Ntaganda broke away from Nkunda earlier this month and said the rebel chief was no longer the group's leader. Nkunda denies the claim, and has yet to comment publicly on the latest peace moves. Neighboring Rwanda's powerful army chief of staff, James Kabarebe, attended the Goma meeting Friday and his presence may indicate Rwanda backs Ntaganda _ which, if true, would be a devastating blow for Nkunda.

Ntaganda is wanted by the International Criminal Court in The Hague, Netherlands, for the alleged forced conscription of child soldiers in the Ituri region of eastern Congo five years ago. Some analysts speculate Ntaganda may be trying to broker a deal to avoid being extradited for trial.

Museveni said he hoped Ntaganda's call for a truce was sincere, but conceded "we are not sure."

Pareco commander Col. Mugabo Baguma said the militia would back any operations against Congo-based Rwandan Hutu militias, whose leaders helped orchestrate Rwanda's 1994 genocide.
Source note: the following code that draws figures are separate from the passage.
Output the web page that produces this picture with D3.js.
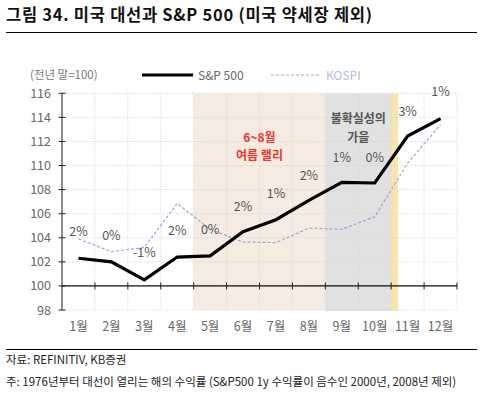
<!DOCTYPE html>
<html>
<head>
<meta charset="utf-8">
<script src="https://d3js.org/d3.v7.min.js"></script>
<style>
  body { margin: 0; background: #fff; font-family: 'Noto Sans CJK KR', 'Noto Sans', sans-serif; }
  svg { display: block; }
</style>
</head>
<body>
<svg id="chart" width="484" height="394"></svg>
<script>
// data
var months = ["1월","2월","3월","4월","5월","6월","7월","8월","9월","10월","11월","12월"];
var spx   = [102.3, 102.0, 100.5, 102.4, 102.5, 104.5, 105.5, 107.1, 108.6, 108.55, 112.45, 113.9];
var kospi = [103.9, 102.85, 103.2, 106.85, 104.7, 103.65, 103.6, 104.8, 104.7, 105.75, 110.2, 113.4];
var pctLabels = ["2%","0%","-1%","2%","0%","2%","1%","2%","1%","0%","3%","1%"];
var pctY = [104.15, 103.85, 102.4, 104.2, 104.3, 106.25, 107.3, 108.8, 110.3, 110.3, 114.1, 115.8];
var yTicks = [98,100,102,104,106,108,110,112,114,116];

var svg = d3.select("#chart");
var font = "'Noto Sans CJK KR', 'Noto Sans', sans-serif";

// title
svg.append("text").attr("x", 6).attr("y", 21)
  .attr("font-size", 16.5).attr("font-weight", "bold").attr("fill", "#111")
  .attr("font-family", font)
  .attr("textLength", 366).attr("lengthAdjust", "spacing")
  .text("그림 34. 미국 대선과 S&P 500 (미국 약세장 제외)");
svg.append("line").attr("x1", 6).attr("x2", 477).attr("y1", 32.5).attr("y2", 32.5)
  .attr("stroke", "#000").attr("stroke-width", 1);

var plotLeft = 62, plotRight = 457, plotTop = 93.3, plotBottom = 310;
var x = d3.scaleBand().domain(months).range([plotLeft, plotRight]);
var y = d3.scaleLinear().domain([98, 116]).range([plotBottom, plotTop]);
var cx = function(m) { return x(m) + x.bandwidth() / 2; };
var edge = function(d) { return d == "end" ? plotRight : x(d); };

var g = svg.append("g");

// shaded periods
g.append("rect").attr("x", x("5월")).attr("width", x("9월") - x("5월"))
  .attr("y", y(116)).attr("height", y(98) - y(116)).attr("fill", "#f6ebe1");
g.append("rect").attr("x", x("9월")).attr("width", x("11월") - x("9월"))
  .attr("y", y(116)).attr("height", y(98) - y(116) + 1).attr("fill", "#e1e1e1");
g.append("rect").attr("x", x("11월")).attr("width", 7)
  .attr("y", y(116)).attr("height", y(98) - y(116) + 1).attr("fill", "#f7e6a8");

// grid
g.selectAll(".hgrid").data(yTicks).enter().append("line")
  .attr("x1", plotLeft).attr("x2", plotRight)
  .attr("y1", function(d) { return y(d); }).attr("y2", function(d) { return y(d); })
  .attr("stroke", "#d4d4d4").attr("stroke-dasharray", "1 1.5");
g.selectAll(".vgrid").data(months.slice(1).concat(["end"])).enter().append("line")
  .attr("x1", edge).attr("x2", edge)
  .attr("y1", y(116)).attr("y2", y(98))
  .attr("stroke", "#d4d4d4").attr("stroke-dasharray", "1 1.5");

// y axis
g.append("line").attr("x1", plotLeft).attr("x2", plotLeft).attr("y1", y(116)).attr("y2", y(98))
  .attr("stroke", "#666").attr("stroke-width", 1.5);
g.selectAll(".ytick").data(yTicks).enter().append("line")
  .attr("x1", plotLeft - 3.5).attr("x2", plotLeft + 3.5)
  .attr("y1", function(d) { return y(d); }).attr("y2", function(d) { return y(d); })
  .attr("stroke", "#222");
g.selectAll(".ylab").data(yTicks).enter().append("text")
  .attr("x", 51).attr("y", function(d) { return y(d) + 4.5; })
  .attr("text-anchor", "end").attr("font-size", 12.5).attr("fill", "#666")
  .attr("font-family", font)
  .text(function(d) { return d; });

// x axis at 100
g.append("line").attr("x1", plotLeft).attr("x2", plotRight).attr("y1", y(100)).attr("y2", y(100))
  .attr("stroke", "#111").attr("stroke-width", 1.2);
g.selectAll(".xtick").data(months.slice(1).concat(["end"])).enter().append("line")
  .attr("x1", edge).attr("x2", edge)
  .attr("y1", y(100) - 3.5).attr("y2", y(100) + 3.5)
  .attr("stroke", "#222");
g.selectAll(".xlab").data(months).enter().append("text")
  .attr("x", function(d) { return cx(d); }).attr("y", 331)
  .attr("text-anchor", "middle").attr("font-size", 12.5).attr("fill", "#666")
  .attr("font-family", font)
  .text(function(d) { return d; });

// lines
var line = function(vals) {
  return d3.line().x(function(d, i) { return cx(months[i]); }).y(function(d) { return y(d); })(vals);
};
g.append("path").attr("d", line(kospi)).attr("fill", "none")
  .attr("stroke", "#97a5d8").attr("stroke-width", 1.2).attr("stroke-dasharray", "3 2");
g.append("path").attr("d", line(spx)).attr("fill", "none")
  .attr("stroke", "#000").attr("stroke-width", 3.2);

// percent labels
g.selectAll(".pct").data(pctLabels).enter().append("text")
  .attr("x", function(d, i) { return cx(months[i]); })
  .attr("y", function(d, i) { return y(pctY[i]); })
  .attr("text-anchor", "middle").attr("font-size", 12.5).attr("fill", "#555")
  .attr("font-family", font)
  .text(function(d) { return d; });

// annotations
g.append("text").attr("x", x("7월")).attr("y", 142).attr("text-anchor", "middle")
  .attr("font-size", 12).attr("font-weight", "bold").attr("fill", "#e8382d")
  .attr("font-family", font).text("6~8월");
g.append("text").attr("x", x("7월")).attr("y", 160).attr("text-anchor", "middle")
  .attr("font-size", 12).attr("font-weight", "bold").attr("fill", "#e8382d")
  .attr("font-family", font).text("여름 랠리");
g.append("text").attr("x", x("10월")).attr("y", 123).attr("text-anchor", "middle")
  .attr("font-size", 12).attr("font-weight", "bold").attr("fill", "#555")
  .attr("font-family", font).text("불확실성의");
g.append("text").attr("x", x("10월")).attr("y", 142).attr("text-anchor", "middle")
  .attr("font-size", 12).attr("font-weight", "bold").attr("fill", "#555")
  .attr("font-family", font).text("가을");

// legend
svg.append("text").attr("x", 30).attr("y", 79).attr("font-size", 11.5).attr("fill", "#777")
  .attr("font-family", font).text("(전년 말=100)");
svg.append("line").attr("x1", 142).attr("x2", 193).attr("y1", 75).attr("y2", 75)
  .attr("stroke", "#000").attr("stroke-width", 3.2);
svg.append("text").attr("x", 198).attr("y", 79.5).attr("font-size", 12).attr("fill", "#666")
  .attr("font-family", font).text("S&P 500");
svg.append("line").attr("x1", 271).attr("x2", 319).attr("y1", 75).attr("y2", 75)
  .attr("stroke", "#97a5d8").attr("stroke-width", 1.2).attr("stroke-dasharray", "3 2");
svg.append("text").attr("x", 326).attr("y", 79.5).attr("font-size", 12).attr("fill", "#b4bde0")
  .attr("font-family", font).text("KOSPI");

// footer
svg.append("line").attr("x1", 6).attr("x2", 477).attr("y1", 349.5).attr("y2", 349.5)
  .attr("stroke", "#000").attr("stroke-width", 1);
svg.append("text").attr("x", 6).attr("y", 364).attr("font-size", 11.5).attr("fill", "#222")
  .attr("font-family", font).text("자료: REFINITIV, KB증권");
svg.append("text").attr("x", 6).attr("y", 386).attr("font-size", 11.5).attr("fill", "#222")
  .attr("font-family", font).text("주: 1976년부터 대선이 열리는 해의 수익률 (S&P500 1y 수익률이 음수인 2000년, 2008년 제외)");
</script>
</body>
</html>
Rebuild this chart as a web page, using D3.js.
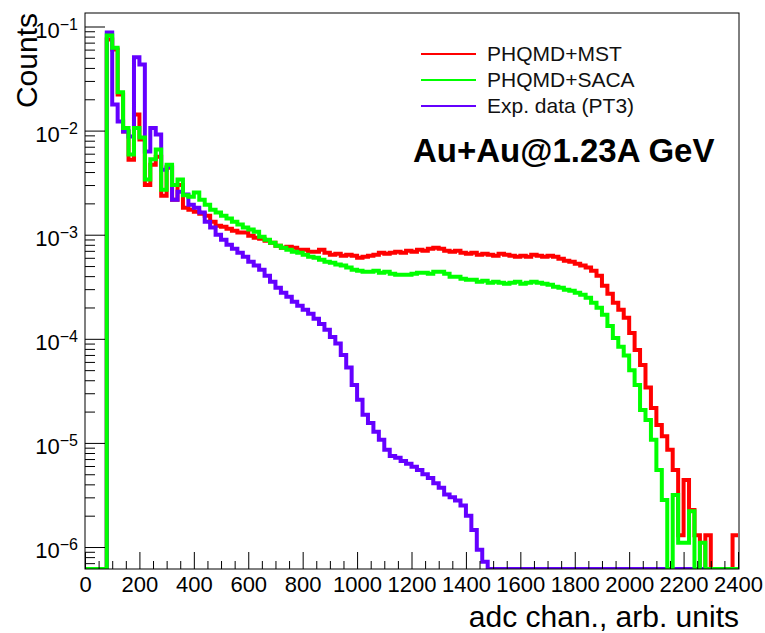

Pareco has traditionally been loosely allied with the Rwandan militias. The presence of the Rwandan militias in Congo has given the mostly Tutsi rebels of Nkunda and Ntaganda reason to fight for years, and Baguma said if the militias were "not around, the resolve to end the war will be there."

Years of sporadic violence intensified in east Congo late last year, when Nkunda's rebels forced the army into a humiliating retreat, advancing toward the outskirts of the regional capital, Goma. The fighting displaced more than 250,000 people. Nkunda, an ethnic Tutsi, says his rebels are fighting to protect Congo's minority Tutsis from the Hutu militia that fled to the country after helping perpetrate the 1994 genocide that killed more than half a million Tutsis and moderate Hutus in Rwanda. But his critics contend he is more interested in power and Congo's mineral wealth.